The cobblestones beneath his feet had a distinct bumpy feeling beneath his boots. Arnie walked Hans's body briskly on. Hans focused where Arnie did, and then the realization hit him. Just beyond the fjord, where the mountains were, must be where the rest of the trolls must live.
Hans pushed at the troll, his chest straining.
"Stop it, you," the troll grunted.
Hans stopped, hearing his own voice. They were alone, and that was the first time Arnie spoke to him. He wondered how much the troll could hear from his thoughts again.
"I feel that you're trying to shove me off, but it won't work," the troll continued, Hans's body striding.
Hans felt a searing hot anger. Who was he to tell him that he couldn't control his own body? He pushed all the harder, but only ended feebly, feeling tired.
Arnie chuckled, and Hans for the first time felt ice in his veins. He really couldn't do anything. The troll hadn't even broken stride with his body.
"Sit tight," the troll said. "It'll be a while."
Hans had a thought that maybe he could overpower him in his sleep. The troll had shown no signs of being able to read his mind. Maybe his body could be taken over, but not his cognitive thought. The troll didn't respond to any of this, which far from anything, made Hans feel uncomfortable. What if the troll knew what Hans planned to do, but gave no sign that he did?

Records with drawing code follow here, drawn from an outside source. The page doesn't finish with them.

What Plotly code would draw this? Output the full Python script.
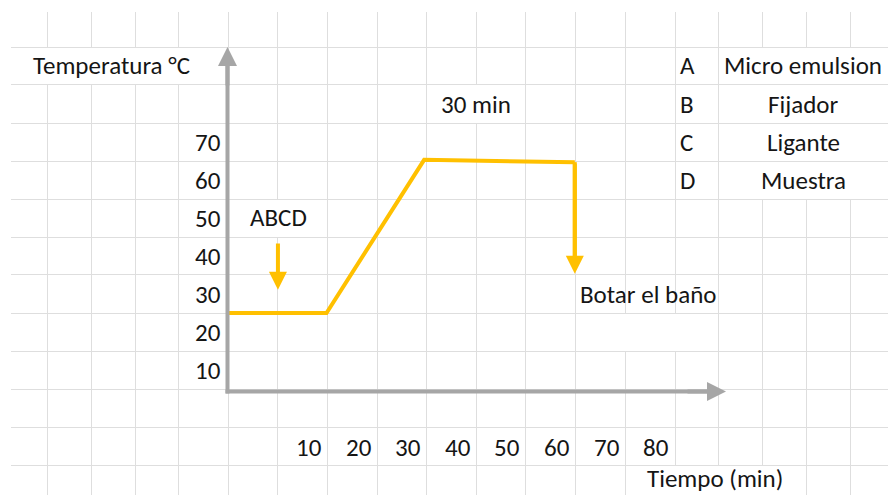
import plotly.graph_objects as go

W, H = 888, 495

# ---------------- data ----------------
time_min = [-6.4, 13.5, 33.2, 63.6]        # temperature profile, minutes
temp_c = [25.0, 25.0, 65.3, 64.7]          # temperature profile, °C
drain_time = 63.6                           # "Botar el baño" arrow
drain_temp = [64.7, 35.3]
add_time = 3.7                              # "ABCD" arrow
add_temp = [43.7, 31.1]
x_ticks = [10, 20, 30, 40, 50, 60, 70, 80]
y_ticks = [10, 20, 30, 40, 50, 60, 70]
legend_keys = ["A", "B", "C", "D"]
legend_names = ["Micro emulsion", "Fijador", "Ligante", "Muestra"]

# ---------------- spreadsheet look (pixels) ----------------
col_lines = [47, 91, 135, 178, 228, 277, 327, 377, 426, 476, 525, 575, 625,
             675, 718, 762, 806, 850]
row_lines = [47, 84, 123, 161, 199, 237, 274, 313, 351, 389, 427, 465]
hidden = {47: [0], 91: [0], 135: [0], 178: [0], 277: [4], 476: [1],
          625: [7], 675: [7, 11], 718: [11], 762: [0, 1, 2, 3, 11],
          806: [0, 1, 2, 3], 850: [0, 1, 2, 3]}

GRID = "#dedede"
ORANGE = "#FFC000"
GRAY = "#a6a6a6"
TXT = "#151515"
FONT = dict(family="Carlito, Calibri, Lato, sans-serif", size=25, color=TXT)


def fx(x):
    return x / W


def fy(y):
    return 1 - y / H


shapes = []
# horizontal grid lines
for r in row_lines:
    shapes.append(dict(type="line", xref="paper", yref="paper",
                       x0=fx(11), x1=1, y0=fy(r + 0.5), y1=fy(r + 0.5),
                       line=dict(color=GRID, width=1), layer="below"))
# vertical grid lines (broken where cell text overflows)
row_bounds = row_lines + [H]
for c in col_lines:
    hid = hidden.get(c, [])
    y_start = 12
    segs = []
    for i in range(len(row_lines)):
        if i in hid:
            segs.append((y_start, row_bounds[i]))
            y_start = row_bounds[i + 1]
    segs.append((y_start, H))
    for a, b in segs:
        if b > a:
            shapes.append(dict(type="line", xref="paper", yref="paper",
                               x0=fx(c + 0.5), x1=fx(c + 0.5), y0=fy(a), y1=fy(b),
                               line=dict(color=GRID, width=1), layer="below"))

# gray axis arrows (lines)
shapes.append(dict(type="line", xref="paper", yref="paper",
                   x0=fx(227.5), x1=fx(227.5), y0=fy(393.5), y1=fy(60),
                   line=dict(color=GRAY, width=4), layer="above"))
shapes.append(dict(type="line", xref="paper", yref="paper",
                   x0=fx(225.5), x1=fx(712), y0=fy(391.5), y1=fy(391.5),
                   line=dict(color=GRAY, width=4), layer="above"))

fig = go.Figure()
fig.add_trace(go.Scatter(x=time_min, y=temp_c, mode="lines",
                         line=dict(color=ORANGE, width=4),
                         hoverinfo="skip", showlegend=False))
fig.add_trace(go.Scatter(x=[drain_time, drain_time], y=[drain_temp[0], drain_temp[1] + 3],
                         mode="lines", line=dict(color=ORANGE, width=4),
                         hoverinfo="skip", showlegend=False))

ann = []
# arrowheads
ann.append(dict(xref="x", yref="y", axref="x", ayref="y",
                x=drain_time, y=drain_temp[1], ax=drain_time, ay=drain_temp[0],
                text="", showarrow=True, arrowhead=2, arrowsize=0.9,
                arrowwidth=4, arrowcolor=ORANGE, standoff=0, startstandoff=0))
ann.append(dict(xref="x", yref="y", axref="x", ayref="y",
                x=add_time, y=add_temp[1], ax=add_time, ay=add_temp[0],
                text="", showarrow=True, arrowhead=2, arrowsize=0.9,
                arrowwidth=4, arrowcolor=ORANGE, standoff=0, startstandoff=0))
ann.append(dict(xref="paper", yref="paper", x=fx(227.5), y=fy(47),
                ax=0, ay=40, text="", showarrow=True, arrowhead=2, arrowsize=0.95,
                arrowwidth=4, arrowcolor=GRAY, standoff=0))
ann.append(dict(xref="paper", yref="paper", x=fx(726), y=fy(391.5),
                ax=-40, ay=0, text="", showarrow=True, arrowhead=2, arrowsize=0.95,
                arrowwidth=4, arrowcolor=GRAY, standoff=0))

# axis tick labels
for v in y_ticks:
    ann.append(dict(xref="paper", yref="y", x=fx(223), y=v, text=str(v),
                    xanchor="right", yanchor="middle", showarrow=False, font=FONT))
for t in x_ticks:
    ann.append(dict(xref="x", yref="paper", x=t, y=fy(447), text=str(t),
                    xanchor="center", yanchor="middle", showarrow=False, font=FONT))


# texts
def text(s, x, y, anchor="left"):
    ann.append(dict(xref="paper", yref="paper", x=fx(x), y=fy(y), text=s,
                    xanchor=anchor, yanchor="middle", showarrow=False, font=FONT))


text("Temperatura °C", 31, 66)
text("ABCD", 278, 218, "center")
text("30 min", 475.5, 104, "center")
text("Botar el baño", 578, 294)
text("Tiempo (min)", 645, 478)

row_centers = [66, 104, 142, 180]
for k, n, yc in zip(legend_keys, legend_names, row_centers):
    text(k, 678, yc)
    text(n, 803, yc, "center")

fig.update_layout(
    width=W, height=H, margin=dict(l=0, r=0, t=0, b=0),
    paper_bgcolor="white", plot_bgcolor="white",
    xaxis=dict(range=[-52.38, 126.80], visible=False, fixedrange=True),
    yaxis=dict(range=[-22.89, 107.37], visible=False, fixedrange=True),
    shapes=shapes, annotations=ann, showlegend=False,
)

fig.write_html(
    "out.html",
    config={"displayModeBar": False},
    post_script="document.body.style.margin='0';document.body.style.overflow='hidden';",
)
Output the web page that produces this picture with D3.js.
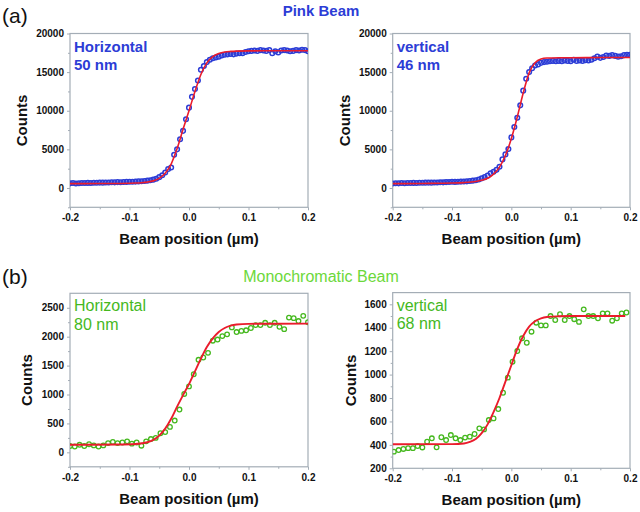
<!DOCTYPE html>
<html><head><meta charset="utf-8">
<script src="https://cdn.jsdelivr.net/npm/d3@7"></script>
<style>body{margin:0;background:#fff}svg{display:block}</style>
</head><body>
<svg id="c" width="640" height="512"></svg>
<script>
// ---------- DATA ----------
const xPink = [-0.200,-0.195,-0.190,-0.185,-0.180,-0.175,-0.170,-0.165,-0.160,-0.155,-0.150,-0.145,-0.140,-0.135,-0.130,-0.125,-0.120,-0.115,-0.110,-0.105,-0.100,-0.095,-0.090,-0.085,-0.080,-0.075,-0.070,-0.065,-0.060,-0.055,-0.050,-0.045,-0.040,-0.035,-0.030,-0.025,-0.020,-0.015,-0.010,-0.005,0.000,0.005,0.010,0.015,0.020,0.025,0.030,0.035,0.040,0.045,0.050,0.055,0.060,0.065,0.070,0.075,0.080,0.085,0.090,0.095,0.100,0.105,0.110,0.115,0.120,0.125,0.130,0.135,0.140,0.145,0.150,0.155,0.160,0.165,0.170,0.175,0.180,0.185,0.190,0.195,0.200];

const countsPinkH = [600,640,590,620,650,640,660,650,680,670,700,690,720,710,740,730,760,750,770,790,800,
  810,830,850,880,910,950,1000,1080,1200,1400,
  1650,2000,2450,2650,4300,5000,6300,7400,8900,10400,
  11800,12800,13900,15300,15800,16300,16600,16800,16900,17000,
  17150,17250,17300,17350,17300,17400,17450,17450,17600,17700,
  17750,17800,17750,17850,17800,17750,17850,17450,17700,17550,
  17800,17850,17800,17700,17750,17850,17800,17900,17850,17700];

const countsPinkV = [580,620,600,640,620,650,640,660,650,680,670,690,700,690,720,710,740,730,760,780,800,
  790,810,830,840,860,900,950,1000,1100,1250,
  1400,1600,1900,2100,2350,2750,3700,4350,5050,6550,
  7900,9100,10700,12600,14150,15000,15500,15850,16000,16200,
  16300,16350,16400,16450,16400,16450,16400,16500,16450,16400,
  16600,16450,16500,16450,16550,16500,16600,16800,17000,16850,
  16950,17150,17100,17200,17100,17000,17050,17200,17250,17250];

const fitXPinkH = [-0.2,-0.15,-0.1,-0.09,-0.08,-0.07,-0.06,-0.05,-0.04,-0.03,-0.02,-0.01,0,0.01,0.02,0.03,0.04,0.05,0.06,0.07,0.08,0.1,0.15,0.2];
const fitYPinkH = [560,580,620,640,680,760,920,1250,1900,3100,5100,7600,10000,12500,14700,16200,17000,17400,17600,17680,17720,17750,17760,17760];

const fitXPinkV = [-0.2,-0.15,-0.1,-0.08,-0.06,-0.05,-0.04,-0.03,-0.02,-0.01,0,0.01,0.02,0.03,0.04,0.05,0.06,0.08,0.1,0.15,0.2];
const fitYPinkV = [560,590,640,700,850,1000,1250,1800,2700,4200,6400,9200,12300,14900,16200,16700,16820,16860,16870,16890,16900];

const xMonoH = [-0.200,-0.192,-0.184,-0.176,-0.168,-0.160,-0.152,-0.144,-0.136,-0.128,-0.120,-0.112,-0.104,-0.096,-0.088,-0.080,-0.072,-0.064,-0.056,-0.048,-0.040,-0.032,-0.024,-0.016,-0.008,0.000,0.008,0.016,0.024,0.032,0.040,0.048,0.056,0.064,0.072,0.080,0.088,0.096,0.104,0.112,0.120,0.128,0.136,0.144,0.152,0.160,0.168,0.176,0.184,0.192,0.200];
const countsMonoH = [110,100,130,110,140,120,100,120,160,180,160,170,190,150,170,115,190,230,250,330,350,440,550,740,1010,1140,1350,1600,1640,1720,1930,1950,2010,2040,2160,2080,2100,2110,2150,2200,2200,2240,2200,2240,2170,2130,2330,2320,2270,2360,2250];

const xMonoV = [-0.198,-0.190,-0.182,-0.174,-0.166,-0.158,-0.150,-0.142,-0.134,-0.126,-0.118,-0.110,-0.102,-0.094,-0.086,-0.078,-0.070,-0.062,-0.054,-0.046,-0.038,-0.030,-0.022,-0.014,-0.006,0.002,0.010,0.018,0.026,0.034,0.042,0.050,0.058,0.066,0.074,0.082,0.090,0.098,0.106,0.114,0.122,0.130,0.138,0.146,0.154,0.162,0.170,0.178,0.186,0.194];
const countsMonoV = [342,356,365,372,372,390,378,427,456,379,465,441,484,456,441,462,470,493,541,532,612,626,706,845,974,1110,1201,1310,1272,1366,1443,1420,1420,1500,1466,1515,1466,1500,1473,1450,1557,1500,1500,1480,1523,1523,1460,1480,1523,1530];

const fitXMonoH = [-0.2,-0.12,-0.09,-0.07,-0.06,-0.05,-0.04,-0.03,-0.02,-0.01,0,0.01,0.02,0.03,0.04,0.05,0.06,0.07,0.08,0.1,0.2];
const fitYMonoH = [130,135,145,175,215,290,410,580,790,990,1180,1400,1620,1820,1970,2080,2150,2190,2210,2222,2225];

const fitXMonoV = [-0.2,-0.1,-0.08,-0.07,-0.06,-0.05,-0.04,-0.03,-0.02,-0.01,0,0.01,0.02,0.03,0.04,0.05,0.06,0.08,0.1,0.192];
const fitYMonoV = [405,406,412,425,450,500,575,680,800,940,1080,1220,1330,1410,1455,1480,1492,1498,1500,1500];

const xTicks = [-0.2,-0.1,0,0.1,0.2];
const xMinor = [-0.15,-0.05,0.05,0.15];
const yTicksPink = [0,5000,10000,15000,20000];
const yMinorPink = [-2500,2500,7500,12500,17500];
const yTicksMonoH = [0,500,1000,1500,2000,2500];
const yMinorMonoH = [-250,250,750,1250,1750,2250];
const yTicksMonoV = [200,400,600,800,1000,1200,1400,1600];
const yMinorMonoV = [300,500,700,900,1100,1300,1500];

const groupTitles = ["Pink Beam","Monochromatic Beam"];
const groupLetters = ["(a)","(b)"];
const panelLabels = [["Horizontal","50 nm"],["vertical","46 nm"],["Horizontal","80 nm"],["vertical","68 nm"]];

// ---------- DRAW ----------
const svg = d3.select("#c");
const FONT = "'Liberation Sans', Arial, Helvetica, sans-serif";
const BLUE = "#2c3dd6", GREEN = "#45b81e", RED = "#ea1c2c", FRAME = "#a4adb6";
let clipId = 0;

function panel(o){
  const x = d3.scaleLinear().domain([-0.2,0.2]).range([o.x0,o.x1]);
  const y = d3.scaleLinear().domain(o.yDomain).range([o.y0,o.y1]);
  const g = svg.append("g");
  const id = "clip" + (clipId++);
  svg.append("clipPath").attr("id",id).append("rect")
    .attr("x",o.x0).attr("y",o.y1).attr("width",o.x1-o.x0).attr("height",o.y0-o.y1);

  // minor ticks
  g.append("g").attr("transform",`translate(${o.x0},0)`)
    .call(d3.axisLeft(y).tickValues(o.yMinor).tickSize(2).tickFormat(""))
    .call(s=>{s.select(".domain").remove(); s.selectAll("line").attr("stroke",FRAME);});
  g.append("g").attr("transform",`translate(0,${o.y0})`)
    .call(d3.axisBottom(x).tickValues(xMinor).tickSize(2).tickFormat(""))
    .call(s=>{s.select(".domain").remove(); s.selectAll("line").attr("stroke",FRAME);});
  // major ticks
  g.append("g").attr("transform",`translate(${o.x0},0)`)
    .call(d3.axisLeft(y).tickValues(o.yTicks).tickSize(3).tickPadding(3).tickFormat(d=>String(d)))
    .call(s=>{s.select(".domain").remove(); s.selectAll("line").attr("stroke",FRAME);
      s.selectAll("text").attr("fill","#111").style("font-family",FONT).style("font-size","10px").style("font-weight","bold");});
  g.append("g").attr("transform",`translate(0,${o.y0})`)
    .call(d3.axisBottom(x).tickValues(xTicks).tickSize(3).tickPadding(4).tickFormat(d=>d.toFixed(1)))
    .call(s=>{s.select(".domain").remove(); s.selectAll("line").attr("stroke",FRAME);
      s.selectAll("text").attr("fill","#111").style("font-family",FONT).style("font-size","10px").style("font-weight","bold");});

  // frame
  g.append("rect").attr("x",o.x0).attr("y",o.y1).attr("width",o.x1-o.x0).attr("height",o.y0-o.y1)
    .attr("fill","none").attr("stroke",FRAME).attr("stroke-width",1.2);

  const pts = o.xs.map((v,i)=>[v,o.ys[i]]);
  const fit = o.fx.map((v,i)=>[v,o.fy[i]]);
  const pg = g.append("g").attr("clip-path",`url(#${id})`);
  pg.selectAll("circle").data(pts).join("circle")
    .attr("cx",d=>x(d[0])).attr("cy",d=>y(d[1])).attr("r",o.r)
    .attr("fill","none").attr("stroke",o.ptColor).attr("stroke-width",o.sw);
  pg.append("path").datum(fit)
    .attr("d",d3.line().x(d=>x(d[0])).y(d=>y(d[1])).curve(d3.curveMonotoneX))
    .attr("fill","none").attr("stroke",RED).attr("stroke-width",o.lw);

  // axis titles
  g.append("text").attr("transform",`translate(${o.x0-o.ytOff},${(o.y0+o.y1)/2}) rotate(-90)`)
    .attr("text-anchor","middle").style("font-family",FONT).style("font-size","15px").style("font-weight","bold")
    .attr("fill","#111").text("Counts");
  g.append("text").attr("x",(o.x0+o.x1)/2).attr("y",o.y0+37).attr("text-anchor","middle")
    .style("font-family",FONT).style("font-size","15px").style("font-weight","bold").attr("fill","#111")
    .text("Beam position (\u00b5m)");

  // inner label
  o.label.forEach((t,i)=>{
    g.append("text").attr("x",o.x0+4).attr("y",o.y1+18+i*18.5)
      .style("font-family",FONT).style("font-size",o.lblSize).style("font-weight",o.lblWeight)
      .attr("fill",o.lblColor).text(t);
  });
}

panel({x0:70,x1:308,y0:207.3,y1:33.5,yDomain:[-2500,20000],yTicks:yTicksPink,yMinor:yMinorPink,
  xs:xPink,ys:countsPinkH,fx:fitXPinkH,fy:fitYPinkH,ptColor:BLUE,r:2.3,sw:1.5,lw:1.6,ytOff:43,
  label:panelLabels[0],lblColor:BLUE,lblSize:"15px",lblWeight:"bold"});
panel({x0:392.7,x1:630,y0:207.3,y1:33.5,yDomain:[-2500,20000],yTicks:yTicksPink,yMinor:yMinorPink,
  xs:xPink,ys:countsPinkV,fx:fitXPinkV,fy:fitYPinkV,ptColor:BLUE,r:2.3,sw:1.5,lw:1.6,ytOff:43,
  label:panelLabels[1],lblColor:BLUE,lblSize:"15px",lblWeight:"bold"});
panel({x0:70,x1:308,y0:466.8,y1:293.3,yDomain:[-250,2750],yTicks:yTicksMonoH,yMinor:yMinorMonoH,
  xs:xMonoH,ys:countsMonoH,fx:fitXMonoH,fy:fitYMonoH,ptColor:GREEN,r:2.3,sw:1.3,lw:1.9,ytOff:38,
  label:panelLabels[2],lblColor:GREEN,lblSize:"16px",lblWeight:"normal"});
panel({x0:392.7,x1:630,y0:468.3,y1:292.6,yDomain:[200,1700],yTicks:yTicksMonoV,yMinor:yMinorMonoV,
  xs:xMonoV,ys:countsMonoV,fx:fitXMonoV,fy:fitYMonoV,ptColor:GREEN,r:2.3,sw:1.3,lw:1.9,ytOff:37,
  label:panelLabels[3],lblColor:GREEN,lblSize:"16px",lblWeight:"normal"});

// group titles
svg.append("text").attr("x",321).attr("y",16).attr("text-anchor","middle")
  .style("font-family",FONT).style("font-size","15px").style("font-weight","bold").attr("fill",BLUE).text(groupTitles[0]);
svg.append("text").attr("x",321).attr("y",282).attr("text-anchor","middle")
  .style("font-family",FONT).style("font-size","16px").attr("fill","#6cd83a").text(groupTitles[1]);
svg.append("text").attr("x",2).attr("y",23)
  .style("font-family",FONT).style("font-size","21px").attr("fill","#111").text(groupLetters[0]);
svg.append("text").attr("x",2).attr("y",284)
  .style("font-family",FONT).style("font-size","21px").attr("fill","#111").text(groupLetters[1]);
</script>
</body></html>
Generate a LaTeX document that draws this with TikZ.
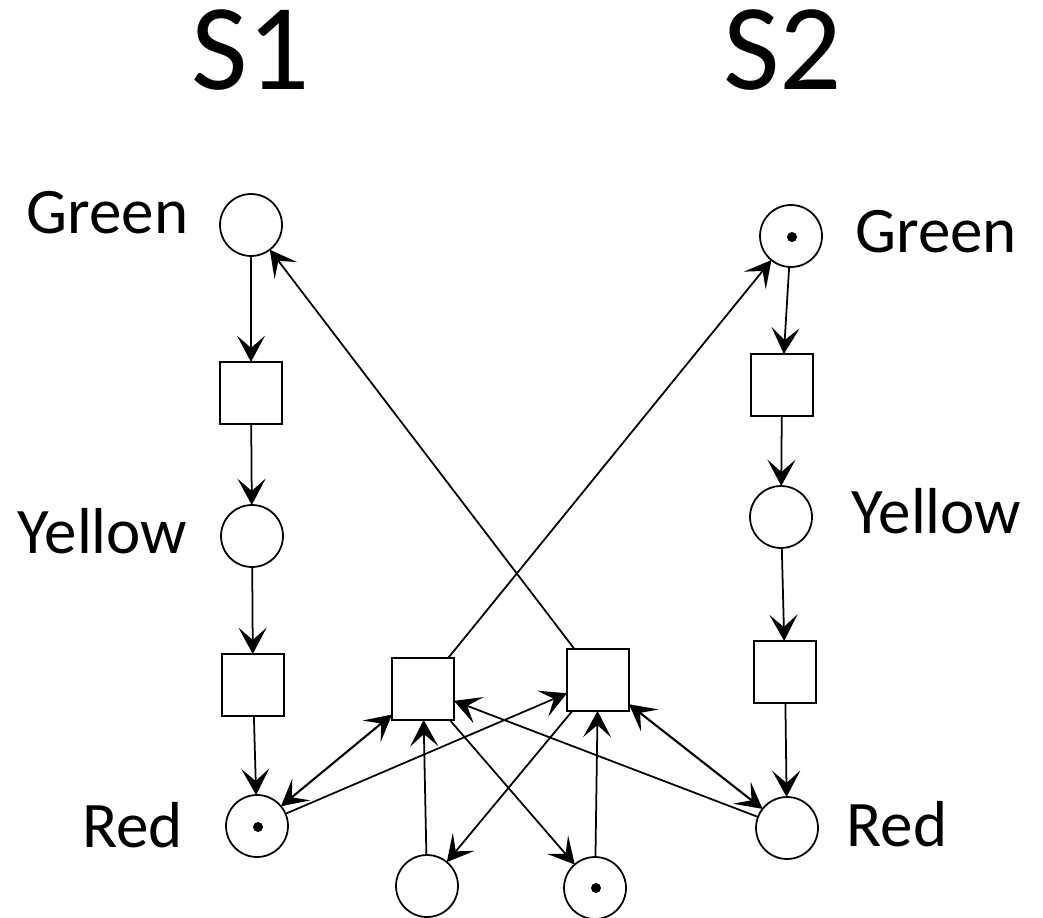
\documentclass[tikz,border=0pt]{standalone}
\usepackage{fontspec}
\setmainfont{Carlito}
\usetikzlibrary{arrows.meta}
\begin{document}
\begin{tikzpicture}[x=0.02cm,y=-0.02cm,
  place/.style={circle,draw,line width=1pt,minimum size=1.24cm,inner sep=0pt,outer sep=0pt},
  trans/.style={rectangle,draw,line width=1pt,minimum size=1.24cm,inner sep=0pt,outer sep=0pt},
  token/.style={circle,fill=black,minimum size=0.2cm,inner sep=0pt},
  tip/.tip={Stealth[length=15pt,width=16pt,inset=7pt]},
  arc/.style={line width=1pt,-tip},
  darc/.style={line width=1.2pt,tip-tip},
  lbl/.style={anchor=base,inner sep=0pt,font=\fontsize{37}{37}\selectfont},
  title/.style={anchor=base,inner sep=0pt,font=\fontsize{70}{70}\selectfont}]
\useasboundingbox (0,0) rectangle (1043,918);

% titles
\node[title] (s1) at (250.5,90) {\smash{S1}};
\node[title] (s2) at (782.5,90) {\smash{S2}};

% signal S1
\node[place] (g1) at (251,225) {};
\node[trans] (t1) at (251,393) {};
\node[place] (y1) at (252,536) {};
\node[trans] (t2) at (253,685) {};
\node[place] (r1) at (257,826) {};
\node[token] (r1tok) at (258,827) {};

% signal S2
\node[place] (g2) at (791,236) {};
\node[token] (g2tok) at (792,237) {};
\node[trans] (t5) at (782,385) {};
\node[place] (y2) at (781,517) {};
\node[trans] (t6) at (785,672) {};
\node[place] (r2) at (787,828) {};

% switching transitions and control places
\node[trans] (t3) at (423,689) {};
\node[trans] (t4) at (598,680) {};
\node[place] (p5) at (427,886) {};
\node[place] (p6) at (595,888) {};
\node[token] (p6tok) at (596,888) {};

% labels
\node[lbl] (lg1) at (107.5,234) {Green};
\node[lbl] (ly1) at (102.5,553) {Yellow};
\node[lbl] (lr1) at (132.5,847) {Red};
\node[lbl] (lg2) at (936,253) {Green};
\node[lbl] (ly2) at (936.5,533) {Yellow};
\node[lbl] (lr2) at (897,846) {Red};

% cycle of S1
\draw[arc] (g1) -- (t1);
\draw[arc] (t1) -- (y1);
\draw[arc] (y1) -- (t2);
\draw[arc] (t2) -- (r1);

% cycle of S2
\draw[arc] (g2) -- (t5);
\draw[arc] (t5) -- (y2);
\draw[arc] (y2) -- (t6);
\draw[arc] (t6) -- (r2);

% coupling arcs
\draw[arc] (t4) -- (g1);
\draw[arc] (t3) -- (g2);
\draw[darc] (r1) -- (t3);
\draw[arc] (r1) -- (t4);
\draw[darc] (t4) -- (r2);
\draw[arc] (r2) -- (t3);
\draw[arc] (p5) -- (t3);
\draw[arc] (p6) -- (t4);
\draw[arc] (t3) -- (p6);
\draw[arc] (t4) -- (p5);
\end{tikzpicture}
\end{document}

Arnie led Hans's body down the long cobblestoned walk. He didn't seem to notice the gentlemen or ladies that were walking into Arendelle. They too stared after him quizzically. A man took him by the shoulder, and Arnie turned slowly, as if sizing up some threat.
"Excuse me, Prince Hans of the Southern Isles?"
Arnie nodded, looking at the man coldly.
"Shouldn't you be in Arendelle?" the man asked. His mustache quivered expectantly. Hans felt that Arnie was about to retort, but he pulled himself back.
"I just have a few errands to run is all, good sir." He patted him on the shoulder; turning around again, Hans's body headed over the fjord.